Ty Segall & White Fence – Joy

The new collaboration from the foremost disseminators of psych and garage rock is breezy and fun, but also slight and sadly filled with less exciting ideas than their previous joint project

Album Review by Tony Inglis | 16 Jul 2018
Album title: Joy
Artist: Ty Segall & White Fence
Label: Drag City
Release date: 20 Jul

Ty Segall and White Fence’s Tim Presley are workaholics. They pump out new music like their lives depend on it because, well, they do. Their prolificacy is part of their appeal, and their dedication to constantly try new things means that, in whatever guise, whether it be as collaborators, or in Presley’s work with Cate Le Bon as DRINKS, or in whatever iteration of Segall’s backing band is knocking around at that moment, the foremost disseminators of psych and garage rock are coming out with something new. They’ve both done that already this calendar year alone: Presley in his aforementioned DRINKS project, and Segall with his excellent Freedom’s Goblin LP. The compromise for their regular output is that not everything sticks all of the time.

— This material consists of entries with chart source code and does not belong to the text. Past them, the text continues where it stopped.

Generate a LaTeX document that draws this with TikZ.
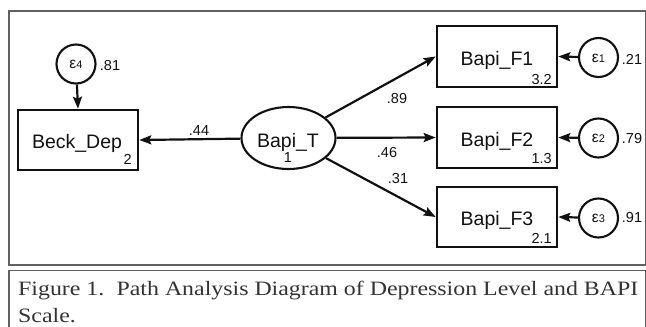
\documentclass[tikz,border=0pt]{standalone}
\usepackage{fontspec}
\setmainfont{Liberation Sans}
\newfontfamily\capfont[FakeStretch=1.17]{Liberation Serif}
\usetikzlibrary{arrows.meta,shapes.geometric}
\definecolor{ink}{HTML}{111111}
\definecolor{framec}{HTML}{606060}
\definecolor{capc}{HTML}{333333}
\tikzset{
  varbox/.style={draw=ink,line width=2.6pt,minimum width=120pt,minimum height=60pt,inner sep=0pt},
  latent/.style={draw=ink,line width=2.1pt,ellipse,minimum width=94pt,minimum height=62pt,inner sep=0pt},
  errc/.style={draw=ink,line width=2.1pt,circle,minimum size=39pt,inner sep=0pt},
  maintxt/.style={font=\fontsize{19.5}{19.5}\selectfont,text=ink,inner sep=0pt,anchor=base},
  subtxt/.style={font=\fontsize{14.5}{14.5}\selectfont,text=ink,inner sep=0pt,anchor=base east},
  coef/.style={font=\fontsize{14.5}{14.5}\selectfont,text=ink,inner sep=0pt,anchor=base},
  path/.style={draw=ink,line width=2.2pt,-{Stealth[length=12pt,width=9pt,inset=2pt]}},
  frm/.style={draw=framec,line width=1.2pt},
  captxt/.style={font=\capfont\fontsize{20.4}{20.4}\selectfont,text=capc,inner sep=0pt,anchor=base west},
}
\newcommand{\epsl}[1]{{\fontsize{15.5}{15.5}\selectfont ε}{\fontsize{11}{11}\selectfont #1}}
\begin{document}
\begin{tikzpicture}[x=1pt,y=-1pt]
\useasboundingbox (0,0) rectangle (646,327);
% frames
\draw[frm] (9,11) rectangle (645.5,265);
\draw[frm] (9,330) -- (9,270.5) -- (645.5,270.5) -- (645.5,330);
% nodes
\node[varbox] (beck) at (78,140) {};
\node[varbox,minimum height=61pt] (f1) at (497,56.5) {};
\node[varbox,minimum height=61pt] (f2) at (497,137.5) {};
\node[varbox] (f3) at (497,217) {};
\node[latent] (bt) at (288.5,138) {};
\node[errc] (e1) at (598.5,57.5) {};
\node[errc] (e2) at (598.5,138) {};
\node[errc] (e3) at (598.5,218) {};
\node[errc] (e4) at (76,64) {};
% texts
\node[maintxt] (tbeck) at (77,148) {Beck\_Dep};
\node[maintxt] (tf1) at (497,65) {Bapi\_F1};
\node[maintxt] (tf2) at (497,146) {Bapi\_F2};
\node[maintxt] (tf3) at (497,225.5) {Bapi\_F3};
\node[maintxt] (tbt) at (288,147) {Bapi\_T};
\node[subtxt] (sbeck) at (132,164) {2};
\node[subtxt] (sf1) at (552,84) {3.2};
\node[subtxt] (sf2) at (552,163.5) {1.3};
\node[subtxt] (sf3) at (552,243) {2.1};
\node[coef] (sbt) at (288,162) {1};
\node[coef] (ee1) at (598.5,62) {\epsl{1}};
\node[coef] (ee2) at (598.5,142.5) {\epsl{2}};
\node[coef] (ee3) at (598.5,222.5) {\epsl{3}};
\node[coef] (ee4) at (76,68.5) {\epsl{4}};
\node[coef] (v1) at (632,64) {.21};
\node[coef] (v2) at (632,143) {.79};
\node[coef] (v3) at (632,222) {.91};
\node[coef] (v4) at (110,70) {.81};
% paths
\draw[path] (bt) -- (beck.east);
\draw[path] (bt) -- (f1.west);
\draw[path] (bt) -- (f2.west);
\draw[path] (bt) -- (f3.west);
\draw[path] (e1) -- (f1.east);
\draw[path] (e2) -- (f2.east);
\draw[path] (e3) -- (f3.east);
\draw[path] (e4) -- (beck.north);
\node[coef] (c44) at (199,135) {.44};
\node[coef] (c89) at (397,103) {.89};
\node[coef] (c46) at (387,157) {.46};
\node[coef] (c31) at (398,183) {.31};
% caption
\node[captxt] (cap1) at (18,295) {Figure 1.\hspace{0.6em}Path Analysis Diagram of Depression Level and BAPI};
\node[captxt] (cap2) at (18,322) {Scale.};
\end{tikzpicture}
\end{document}
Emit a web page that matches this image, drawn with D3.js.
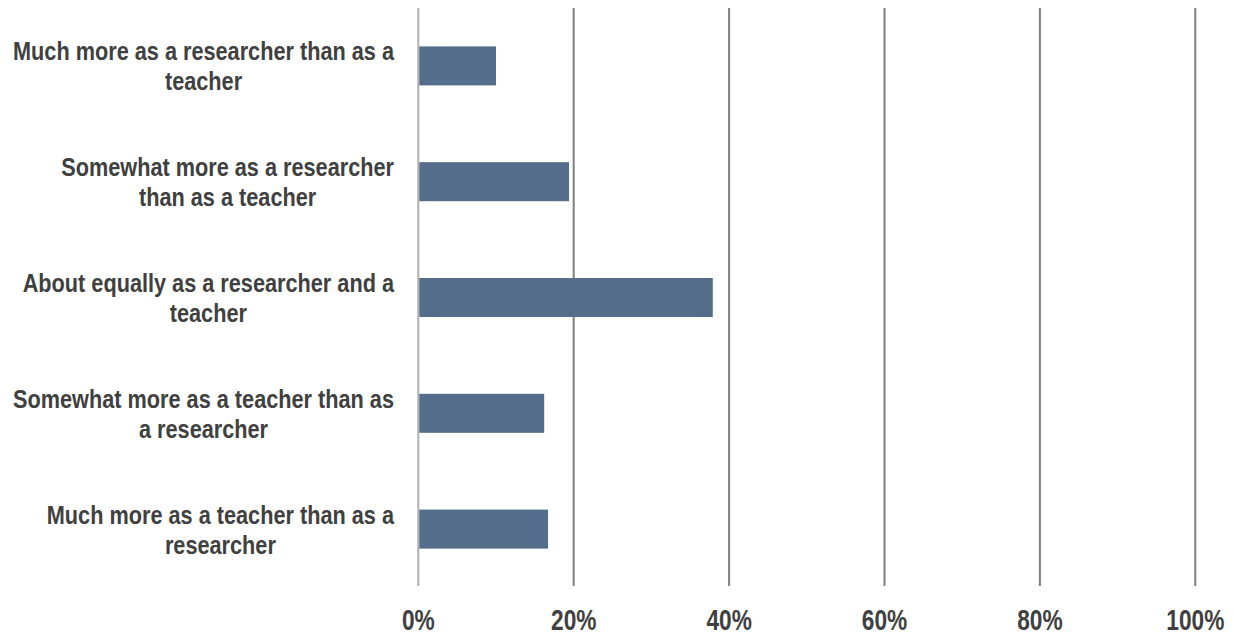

Segall and Presley have been here before, and it's with that previous record (Hair) in mind that this new album, Joy, feels, if not a disappointment, like a follow up that falls short. Hair was a tight, eight-track thrill ride and ranks up there with both artists’ best releases. Joy, on the other hand seems sprawling at 15, and yet feels like it packs in fewer new ideas and certainly less fleshed-out ones. With songs broken up by brief and throwaway interstitials and intros, just as melodies, riffs and jams start to make sense they move on to something else. At times, it provides an experience close to channel-hopping through a lot of very similar sounding transistor radio stations. Perhaps this is the point – when an album goes from gummy 60s pop (Please Don’t Leave This Town) to something approaching thrash metal (Grin Without Smile) surely the only goal is to disorientate.

Despite this, when Segall and Presley hit their sweet spot, Joy is not without (cough) its joys. Good Boy is a weird gem that builds to a satisfying guitar duel, while similar tracks like Do Your Hair, Body Behavior and Hey Joel, Where You Going With That? could all, if sequenced better, fit into a back half of Abbey Road-style medley.

For anyone who has been obsessed with every Segall album since Goodbye Bread, this new record will feel like most of his work – breezy and fun, but also slight and probably the result of some friendly jamming with a pal, as Segall and Presley are. Their combined creative nous is such that if the two took the time to craft something more elegant and thought out, they could deliver a classic.